How ShEqual is looking to bring equality into advertising

We look at ShEqual’s mission to address the ad industry’s sexism and gender discrimination and in turn, improve representations in advertising itself


Backed by industry and government leaders, an Australian first initiative to champion equality in advertising has launched. ShEqual aims to positively transform Australia’s advertising landscape and is an initiative of Women’s Health Victoria, a state-wide not-for-profit, women’s health promotion, advocacy and support service.

Its strategic partners in the advertising industry, government and beyond include Clemenger Group, Respect Victoria, The Shannon Company, OMD Australia, Our Watch, Venus Comms, Marmalade, RMIT University and City of Melbourne. As part of its work, shEqual is encouraging advertising agencies and brands to take the shEqual pledge and commit to changing the advertising they produce, and how they do business.

“I look forward to seeing advertising agencies and brands taking the shEqual pledge. Advertising equality is a benefit to our community and a win for business,” said Women’s Health Victoria CEO, Dianne Hill.

The shEqual mission

ShEqual is the first coordinated effort in Australia to promote gender equality and address the drivers of violence against women in the advertising setting. The initiative believes that while advertising plays a significant role in perpetuating attitudes and behaviours that harm women’s health and equality and drive violence against women, it can also play a transformative role in promoting women’s health and equality through the use of diverse, realistic and respectful gender portrayals.

“It’s our mission to raise industry and public awareness about gender (in)equality in advertising, reinforce positive behaviours and empower people to take action in shaping how women are represented in the stories we tell and consume,” the group said.

shEqual is guided by a national strategic framework, Seeing is Believing, and takes a ‘whole-of-system’ approach to driving change, working across three priority areas: Industry culture change, empowering community, and regulation and policy. ShEqual will collaborate with the advertising industry on research and resource development, events and communications, and delivers tailored training on gender equality for the advertising industry.

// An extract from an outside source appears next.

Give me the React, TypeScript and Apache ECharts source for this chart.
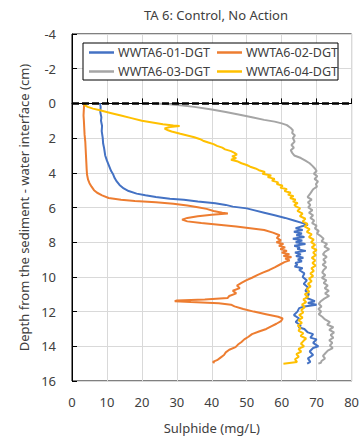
import React, { useEffect, useRef } from "react";
import * as echarts from "echarts";

const title = "TA 6: Control, No Action";
const xName = "Sulphide (mg/L)";
const yName = "Depth from the sediment - water interface (cm)";
const seriesNames = ["WWTA6-01-DGT", "WWTA6-02-DGT", "WWTA6-03-DGT", "WWTA6-04-DGT"];
const colors = ["#4472C4", "#ED7D31", "#A5A5A5", "#FFC000"];

// [sulphide (mg/L), depth (cm)]
const s01: number[][] = [
  [8.0, 0], [8.2, 0.2], [8.1, 0.5], [8.4, 0.8], [8.3, 1.0], [8.6, 1.3], [8.5, 1.6], [8.8, 2.0],
  [8.9, 2.3], [9.2, 2.6], [9.5, 3.0], [10.0, 3.3], [10.6, 3.6], [11.2, 3.9], [11.8, 4.1], [12.2, 4.3],
  [12.8, 4.5], [13.6, 4.7], [14.8, 4.9], [16.2, 5.05], [18.5, 5.2], [21, 5.3], [24, 5.4], [28, 5.5],
  [32, 5.55], [36, 5.65], [41, 5.75], [44, 5.85], [46, 5.95], [50, 6.05], [52, 6.15], [55, 6.3],
  [58, 6.45], [61, 6.6], [63.5, 6.75], [66, 6.9], [67.5, 7.0], [65.5, 7.1], [64, 7.2], [66, 7.3],
  [63.5, 7.4], [65.8, 7.5], [64.2, 7.6], [66.5, 7.7], [63.2, 7.8], [65.9, 7.9], [64, 8.0], [66.8, 8.1],
  [63.6, 8.2], [65.2, 8.3], [64.5, 8.4], [66.9, 8.5], [63.8, 8.6], [65.5, 8.7], [64.1, 8.8], [66.2, 8.9],
  [64.6, 9.0], [65.8, 9.1], [63.9, 9.2], [64.5, 9.3], [63.7, 9.4], [66, 9.5], [65, 9.6], [66.5, 9.8],
  [66, 10.0], [67.2, 10.2], [66.3, 10.4], [67.5, 10.6], [66.8, 10.8], [67.8, 11.0], [67, 11.2], [69.5, 11.4],
  [67.5, 11.5], [70, 11.6], [66.5, 11.7], [65, 11.8], [64.5, 12.0], [63.5, 12.2], [65, 12.4], [64, 12.6],
  [65.5, 12.8], [64.8, 12.9], [66.5, 13.0], [67.5, 13.2], [69, 13.3], [68.2, 13.5], [70, 13.6], [69, 13.8],
  [70.5, 14.0], [69, 14.1], [68, 14.3], [69, 14.5], [67.5, 14.7], [68.2, 14.9], [67.3, 15.0],
];

const s02: number[][] = [
  [3.5, 0], [3.4, 0.3], [3.3, 0.7], [3.4, 1.0], [3.5, 1.4], [3.6, 1.8], [3.8, 2.2], [3.9, 2.6],
  [4.0, 3.0], [4.1, 3.4], [4.2, 3.8], [4.3, 4.1], [4.6, 4.4], [5.0, 4.6], [5.6, 4.8], [6.3, 5.0],
  [7.2, 5.15], [8.6, 5.3], [10.5, 5.45], [14, 5.55], [18, 5.62], [24, 5.7], [29, 5.78], [33, 5.88],
  [36, 5.98], [38.5, 6.08], [40.5, 6.2], [43, 6.3], [44.6, 6.35], [40, 6.42], [36, 6.5], [33, 6.6],
  [31.5, 6.7], [33, 6.8], [37, 6.9], [42, 7.0], [47, 7.1], [51, 7.2], [55, 7.3], [57.5, 7.45],
  [59.4, 7.6], [58.6, 7.75], [59.8, 7.9], [58.5, 8.0], [60.5, 8.1], [59.2, 8.2], [61, 8.3], [59.6, 8.4],
  [61.5, 8.5], [60, 8.6], [62.2, 8.7], [60.5, 8.8], [62.8, 8.85], [61, 8.95], [62.3, 9.05], [60.8, 9.15],
  [59.4, 9.3], [58, 9.45], [56.5, 9.6], [54.6, 9.75], [53, 9.9], [51.5, 10.05], [49.8, 10.2], [48.5, 10.35],
  [47.2, 10.5], [48, 10.65], [46, 10.8], [47, 10.95], [45, 11.1], [44.5, 11.22], [38, 11.3], [30, 11.36],
  [29.4, 11.4], [34, 11.45], [42, 11.52], [45.5, 11.6], [46.5, 11.7], [49, 11.85], [52, 12.0], [55.5, 12.15],
  [59, 12.3], [60.3, 12.4], [59.8, 12.55], [58.5, 12.7], [57, 12.85], [55.6, 13.0], [53.5, 13.15], [51.5, 13.3],
  [50.5, 13.45], [49.3, 13.6], [48.5, 13.75], [47.5, 13.9], [46.8, 14.05], [45, 14.2], [44, 14.35], [43.5, 14.5],
  [42.5, 14.65], [41.5, 14.8], [40.3, 14.9], [40.8, 14.95],
];

const s03: number[][] = [
  [24, 0], [28, 0.05], [31, 0.1], [35, 0.2], [40, 0.35], [44, 0.5], [48, 0.65], [51.5, 0.8],
  [55, 0.95], [58, 1.05], [60, 1.15], [61.5, 1.25], [62.5, 1.4], [63.2, 1.55], [63, 1.7], [63.8, 1.85],
  [63.2, 2.0], [63.7, 2.2], [62.8, 2.4], [63.5, 2.55], [62.6, 2.7], [63, 2.85], [63.6, 3.0], [65.5, 3.15],
  [66.8, 3.3], [68, 3.45], [68.8, 3.6], [69.5, 3.75], [70, 3.9], [69.2, 4.05], [70.2, 4.2], [69.4, 4.35],
  [70.4, 4.5], [69.8, 4.65], [70.1, 4.8], [69, 4.95], [68.5, 5.1], [68, 5.25], [67.4, 5.4], [68.6, 5.55],
  [67.5, 5.7], [68.2, 5.85], [67.6, 6.0], [68.8, 6.15], [67.8, 6.3], [69, 6.45], [68.2, 6.6], [69.3, 6.75],
  [68.7, 6.9], [70, 7.05], [69.5, 7.2], [70.6, 7.35], [70.1, 7.5], [71.2, 7.65], [72, 7.8], [71.4, 7.95],
  [73, 8.1], [72.2, 8.25], [73.6, 8.4], [72.4, 8.55], [71.8, 8.7], [72.9, 8.85], [71.9, 9.0], [72.6, 9.15],
  [71.7, 9.3], [72.8, 9.45], [72, 9.6], [71.6, 9.75], [72.5, 9.9], [71.5, 10.05], [72.8, 10.2], [72, 10.35],
  [73.2, 10.5], [72.3, 10.65], [73.5, 10.8], [72.4, 10.95], [73.6, 11.1], [72.2, 11.25], [71.2, 11.4], [70.6, 11.55],
  [71.4, 11.7], [70.5, 11.85], [71.3, 12.0], [70.6, 12.15], [71.6, 12.3], [72.4, 12.45], [73.8, 12.6], [73, 12.75],
  [74.8, 12.9], [73.6, 13.05], [75, 13.2], [74, 13.35], [74.8, 13.5], [73.6, 13.65], [74.5, 13.8], [73.8, 13.95],
  [74.6, 14.1], [73.2, 14.25], [72.5, 14.4], [71.8, 14.55], [72.4, 14.7], [71.4, 14.85], [71.2, 14.95], [70.5, 15.0],
];

const s04: number[][] = [
  [3.5, 0], [3.6, 0.1], [4.5, 0.2], [6, 0.3], [8, 0.4], [11, 0.55], [14, 0.7], [17, 0.85],
  [20, 1.0], [23, 1.1], [26, 1.2], [29, 1.27], [30.8, 1.3], [28, 1.36], [26.5, 1.45], [27.5, 1.55],
  [28.5, 1.62], [31, 1.75], [33, 1.85], [35, 1.95], [36.5, 2.05], [37.5, 2.15], [39, 2.25], [40.5, 2.35],
  [41.5, 2.45], [43, 2.55], [43.8, 2.65], [45.5, 2.75], [46.5, 2.85], [47.2, 2.95], [45.8, 3.05], [47, 3.15],
  [45.5, 3.25], [47.5, 3.35], [48.5, 3.45], [50, 3.55], [51, 3.65], [52.5, 3.75], [53.5, 3.85], [55.2, 3.95],
  [54.5, 4.05], [57, 4.15], [56, 4.25], [58, 4.35], [57.2, 4.45], [59, 4.55], [58.6, 4.65], [60.3, 4.75],
  [59.6, 4.85], [61.5, 4.95], [60.8, 5.05], [62.6, 5.15], [61.8, 5.25], [63.4, 5.35], [62.4, 5.45], [64, 5.55],
  [63.2, 5.65], [64.6, 5.75], [63.6, 5.85], [64.2, 5.95], [65.3, 6.05], [64.5, 6.2], [66, 6.35], [65.2, 6.5],
  [66.8, 6.65], [66, 6.8], [67.4, 6.95], [66.6, 7.1], [68, 7.25], [67.2, 7.4], [68.6, 7.55], [67.8, 7.7],
  [69.2, 7.85], [68.4, 8.0], [69.6, 8.15], [68.6, 8.3], [70, 8.45], [69, 8.6], [69.8, 8.75], [68.6, 8.9],
  [69.6, 9.05], [68.8, 9.2], [69.7, 9.35], [68.5, 9.5], [69.2, 9.65], [68.2, 9.8], [69, 9.95], [67.8, 10.1],
  [68.6, 10.25], [67.5, 10.4], [68.3, 10.55], [67.2, 10.7], [67.9, 10.85], [66.6, 11.0], [67.6, 11.15], [66.2, 11.3],
  [67, 11.45], [65.8, 11.6], [66.6, 11.75], [65.6, 11.9], [66.2, 12.05], [65, 12.2], [66, 12.35], [64.8, 12.5],
  [65.8, 12.65], [64.6, 12.8], [65.4, 12.95], [64.8, 13.1], [66.2, 13.25], [65.4, 13.4], [67, 13.55], [66.2, 13.7],
  [65.5, 13.85], [66.4, 14.0], [64.8, 14.15], [65.6, 14.3], [64.2, 14.45], [64.9, 14.6], [63.8, 14.75], [64.4, 14.9],
  [60.5, 15.0],
];

const interfaceLine: number[][] = [[0, 0], [80, 0]];

const FONT = "Noto Sans";

export default function App() {
  const ref = useRef<HTMLDivElement>(null);
  useEffect(() => {
    if (!ref.current) return;
    const chart = echarts.init(ref.current, undefined, { renderer: "svg" });
    const data = [s01, s02, s03, s04];
    const legendBase = {
      orient: "horizontal" as const,
      left: 84,
      icon: "rect",
      itemWidth: 25,
      itemHeight: 2.5,
      itemGap: 7,
      padding: [2, 5, 2, 5],
      textStyle: { fontFamily: FONT, fontSize: 12.5, color: "#404040", padding: [0, 0, 0, -1] },
    };
    chart.setOption({
      animation: false,
      title: {
        text: title,
        left: 211,
        textAlign: "center",
        top: 3,
        textStyle: { fontFamily: FONT, fontSize: 13, fontWeight: "normal", color: "#404040" },
      },
      legend: [
        { ...legendBase, top: 44, data: [seriesNames[0], seriesNames[1]] },
        { ...legendBase, top: 63, data: [seriesNames[2], seriesNames[3]] },
      ],
      grid: {
        left: 72,
        right: 10,
        top: 34,
        bottom: 61,
        show: true,
        borderColor: "#000",
        borderWidth: 1,
        backgroundColor: "transparent",
      },
      xAxis: {
        type: "value",
        min: 0,
        max: 80,
        interval: 10,
        name: xName,
        nameLocation: "middle",
        nameGap: 40,
        nameTextStyle: { fontFamily: FONT, fontSize: 13, color: "#404040" },
        axisLine: { show: true, lineStyle: { color: "#000", width: 1 } },
        axisTick: { show: true, inside: true, length: 5, lineStyle: { color: "#000" } },
        axisLabel: { fontFamily: FONT, fontSize: 13, color: "#404040", margin: 14 },
        splitLine: { show: true, lineStyle: { color: "#D9D9D9", width: 1 } },
      },
      yAxis: {
        type: "value",
        inverse: true,
        min: -4,
        max: 16,
        interval: 2,
        name: yName,
        nameLocation: "middle",
        nameGap: 42,
        nameTextStyle: { fontFamily: FONT, fontSize: 13, color: "#404040" },
        axisLine: { show: true, lineStyle: { color: "#000", width: 1 } },
        axisTick: { show: true, inside: true, length: 5, lineStyle: { color: "#000" } },
        axisLabel: { fontFamily: FONT, fontSize: 13, color: "#404040", margin: 16 },
        splitLine: { show: true, lineStyle: { color: "#D9D9D9", width: 1 } },
      },
      series: [
        ...data.map((d, i) => ({
          name: seriesNames[i],
          type: "line",
          data: d,
          symbol: "none",
          smooth: false,
          color: colors[i],
          lineStyle: { color: colors[i], width: 2 },
          z: 3 + i,
        })),
        {
          name: "interface",
          type: "line",
          data: interfaceLine,
          symbol: "none",
          lineStyle: { color: "#000", width: 2.5, type: [7, 3] },
          z: 10,
          silent: true,
        },
      ],
    });
    // legend border box
    chart.setOption({
      graphic: [
        {
          type: "rect",
          shape: { x: 83, y: 43, width: 255, height: 37 },
          style: { fill: "#fff", stroke: "#000", lineWidth: 1 },
          z: 0,
          zlevel: 0,
        },
      ],
    });
    return () => chart.dispose();
  }, []);
  return <div ref={ref} style={{ width: 362, height: 442, position: "absolute", left: 0, top: 0 }} />;
}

It’s the culmination of years of research, advocacy and engagement with the advertising industry and forms an important part of WHV’s vision of ‘Women living well – healthy, empowered and equal’. The work of WHV is underpinned by a social model of health and a commitment to reducing inequities in health which arise from social, economic and environmental determinants.

Good advertising starts with the industry itself

Improving the industry is linked to improving advertising itself and industry research has found advertising that promotes gender equality is positively received, particularly by women. Sales lift and purchase intent and brand loyalty improve for brands that show women as more equal, more multidimensional and more authentic.

Research has also shown advertising that challenges gender stereotypes and uses ‘progressive’ portrayals has more ‘brand distinctiveness’ making it more memorable and able to stand out for consumers.

To understand the state of thing, shEqual conducted a national online survey in late 2021 that explored attitudes to gender equality in the ad industry. Its preliminary findings show that gender equality in advertising matters deeply to those who work in the industry. It found respondents of all genders believe not enough action on gender equality is being taken by employers, industry bodies and governments.

However, there are some clear gender differences. Women are more likely than men to believe industry and workplace culture influence advertising content, less likely to believe gender equality is prioritised in Australian advertising, more likely to be concerned about speaking up due to fear of negative consequences, and more likely to support strong initiatives like gender pay transparency and quotas for women at senior levels.

For example, while 54 per cent of male respondents believed the advertising industry prioritises gender equality in advertising content or as a workplace, only 29 per cent of female respondents agreed. Only about one-third of female respondents (32 per cent) believed the Australian advertising industry prioritises addressing gender equality in advertising content, compared with nearly half of male respondents (47 per cent).

What’s more, about two-thirds of female respondents agreed agency management and industry bodies are doing less than they should to promote gender equality in advertising content (62 per cent agency management; 66 per cent industry bodies), compared with less than half of men (39 per cent agency management; 44 per cent industry bodies).

In addition, nearly half of female respondents reported that they would have concerns about speaking up about a gender equality issue in the workplace due to fear of negative consequences (46 per cent), compared with around one-sixth of men (17 per cent).

ShEqual also found that while some progress has been made, there is a strong perception that gender inequality remains pervasive in the Australian advertising industry. Off the back of this, ShEqual stated tangible actions and initiatives to promote gender equality in advertising, such as gender pay audits and workplace practices supportive of parental leave and flexible work arrangements for people of all genders, would clearly have the support of those working in the industry.

ShEqual wants its survey findings to act as a guide for future action on gender equality in the advertising industry. It will be undertaking further analysis to find gaps in understanding of gender equality in advertising that warrant more research.

“I hope shEqual will start a national conversation about how advertising can be a powerful force for driving gender equality and ending violence against women,” Hill said.